While these practices can vary across the United States, perhaps the most common process is for home buyers to make a flat fee or percentage based deposit when making an offer on a home, or once their offer has been accepted. This may be $500, $1,000 or 1% of the purchase offer.

Growing Out of Control

In hot housing markets the earnest money deposit has clearly grown out of control. This started when the U.S. housing market began to heat up in the early 2000s. Some of these ‘rules’ became tradition in some markets. Investors and home buyers should expect demands to get more out of control in some tight markets, as the new real estate boom grows.

In South Florida for example; many Realtors try to demand home buyers put down in the region of 1% to 3% of the purchase price as an upfront deposit when the purchase offer is made. Those claiming to be cash buyers or that state they will be bringing most of the purchase price to the table in cash could be asked for far more in deposit money.

The reasoning is obvious: whether it is looking out for their clients, or their own commissions, real estate agents like to see buyers locked in to the deal. They know buyers will work a lot harder, and will be far more likely to do whatever it takes to make the deal work if they have a lot more money on the line. In some cases, it pushes the boundaries to the extreme, and could be unwise for buyers to engage in. If the success of the deal depends on mortgage financing or an inspection with minimal repair needs, buyers need to be aware of the risks.

Bad for the Market?

Obviously sellers and their agents have the right to determine whatever terms they like. They can demand only cash offers, and 25% deposits if they choose, and they often do. However, there is no question that on a large scale this can be damaging to the market. It can keep a lot of buyers out of the market and bar them from buying homes, even if they would qualify for a home mortgage.

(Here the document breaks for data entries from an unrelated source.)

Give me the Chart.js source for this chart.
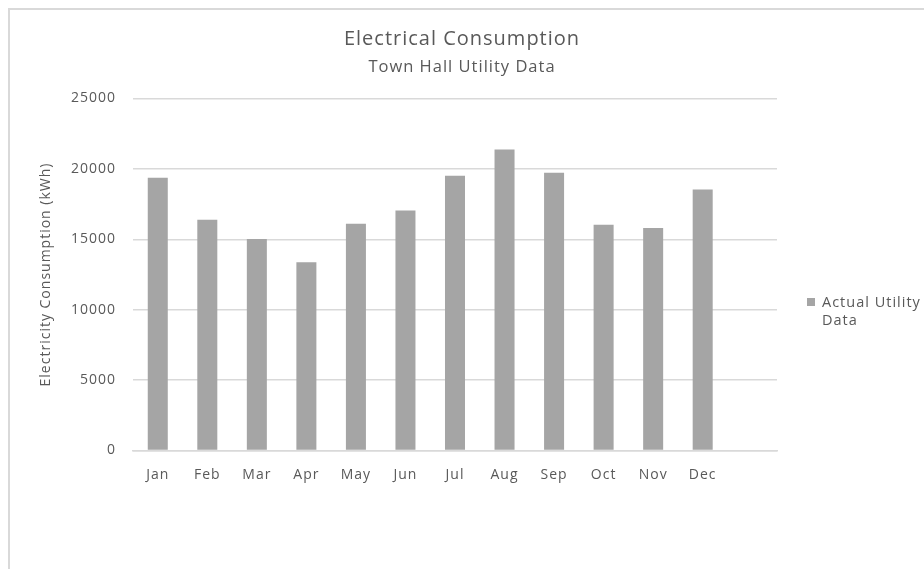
<!DOCTYPE html>
<html>
<head>
<meta charset="utf-8">
<script src="https://cdn.jsdelivr.net/npm/chart.js@4"></script>
<style>
  html, body { margin: 0; padding: 0; background: #fff; }
  #wrap { position: relative; width: 924px; height: 569px; overflow: hidden; }
  #frame {
    position: absolute; left: 8px; top: 8px; width: 940px; height: 600px;
    border: 2px solid #d9d9d9; pointer-events: none;
  }
</style>
</head>
<body>
<div id="wrap">
  <canvas id="chart" width="924" height="569"></canvas>
  <div id="frame"></div>
</div>
<script>
// months plus one empty slot, like the source chart
const months = ["Jan", "Feb", "Mar", "Apr", "May", "Jun", "Jul", "Aug", "Sep", "Oct", "Nov", "Dec", ""];
const actualUsage = [19370, 16390, 15030, 13370, 16110, 17050, 19510, 21370, 19720, 16040, 15810, 18540, null];
const yTicks = [0, 5000, 10000, 15000, 20000, 25000];

const textColor = "#595959";
const gridColor = "#d9d9d9";
const barColor = "#a5a5a5";

// the source text is spaced out a bit wider than Open Sans
const spacing = {
  id: "spacing",
  beforeDraw(chart) {
    chart.ctx.letterSpacing = "1px";
  },
};

// small legend on the right of the plot
const sideLegend = {
  id: "sideLegend",
  afterDraw(chart) {
    const ctx = chart.ctx;
    const x = chart.chartArea.right + 30;
    ctx.save();
    ctx.letterSpacing = "1px";
    ctx.fillStyle = barColor;
    ctx.fillRect(x, 298, 8, 8);
    ctx.fillStyle = textColor;
    ctx.font = "14.5px 'Open Sans'";
    ctx.textBaseline = "alphabetic";
    ctx.fillText("Actual Utility", x + 15, 307);
    ctx.fillText("Data", x + 15, 325);
    ctx.restore();
  },
};

new Chart(document.getElementById("chart"), {
  type: "bar",
  data: {
    labels: months,
    datasets: [
      {
        label: "Actual Utility Data",
        data: actualUsage,
        backgroundColor: barColor,
        categoryPercentage: 1,
        barPercentage: 0.404,
      },
    ],
  },
  options: {
    responsive: false,
    animation: false,
    layout: { padding: { left: 0, right: 0, top: 0, bottom: 78.5 } },
    plugins: {
      legend: { display: false },
      tooltip: { enabled: false },
      title: {
        display: true,
        text: "Electrical Consumption",
        color: textColor,
        font: { family: "Open Sans", size: 20, weight: "normal", lineHeight: 1.2 },
        padding: { top: 27, bottom: 0 },
      },
      subtitle: {
        display: true,
        text: "Town Hall Utility Data",
        color: textColor,
        font: { family: "Open Sans", size: 16.5, weight: "normal", lineHeight: 1.2 },
        padding: { top: 6, bottom: 21.7 },
      },
    },
    scales: {
      x: {
        grid: { display: false },
        border: { display: true, color: gridColor, width: 1.5 },
        ticks: { color: textColor, font: { family: "Open Sans", size: 14 }, padding: 8, maxRotation: 0 },
        afterFit(scale) { scale.height = 40; },
      },
      y: {
        min: 0,
        max: 25000,
        afterBuildTicks(scale) { scale.ticks = yTicks.map((v) => ({ value: v })); },
        grid: { color: gridColor, lineWidth: 1.5, drawTicks: false },
        border: { display: false },
        ticks: {
          color: textColor,
          font: { family: "Open Sans", size: 14 },
          padding: 17,
          callback: (value) => String(value),
        },
        title: {
          display: true,
          text: "Electricity Consumption (kWh)",
          color: textColor,
          font: { family: "Open Sans", size: 14 },
          padding: { top: 38 },
        },
        afterFit(scale) { scale.width = 133; },
      },
      side: {
        type: "linear",
        position: "right",
        display: true,
        grid: { display: false },
        border: { display: false },
        ticks: { display: false },
        afterFit(scale) { scale.width = 147; },
      },
    },
  },
  plugins: [spacing, sideLegend],
});
</script>
</body>
</html>
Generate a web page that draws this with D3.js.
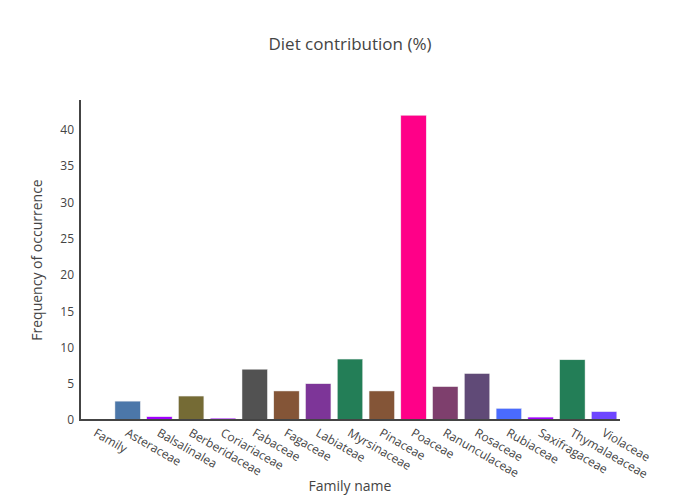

A bigger concern is when these deposits are lost. When deposits are seized or locked up and burned in legal battles, the buyers lose, the sellers lose, and the industry loses. People will get burned out and tired of gambling money on making offers if they continue to lose money. For real estate investors, this may need to be factored in as the cost of doing business, but doesn’t mean that exposure shouldn’t be kept to a minimum.

The Real Deal on Deposits

The practice of making earnest money deposits stems from real estate and contract law stating something needs to be given in ‘consideration’ to make a contract legally binding. Some real estate and legal experts argue that $1 or even the contract itself, or end purchase are all types of consideration. Many very successful real estate investors make it a principle never to make deposits, and do well at it. So technically deposit may not be necessary, and any experienced investor knows that simply making a deposit is not going to help keep a seller in the deal if they want out.

Reducing Exposure to Risk

Fortunately there are many ways for home buyers to minimize risk when they do make deposits. They should be writing in enough contingencies to cover themselves when making offers. It should also be noted that it doesn’t always have to be their personal cash used either, unless required by a mortgage lender. Know this upfront and document the paper trail just in case.

Those seeking to make lower, or no deposits, may more carefully select the areas they are buying homes in, look to work with other investors who understand their situation, work with motivated sellers, or bid on HUD homes.

It is also possible to break your deposit into pieces for lowering risk, and making it more affordable. This can be two or three phases defined by a certain amount of days, or milestones such as inspecting the property. Or just close faster.

Perhaps most important of all is who you deposit with. Remember it is your choice. In fact, it is illegal to be forced to use a specific title company. Transactions can go smoother when the title company or attorney already has a good working relationship with the mortgage lender or Realtor, depositing with the seller’s Realtor or title agent can be riskier.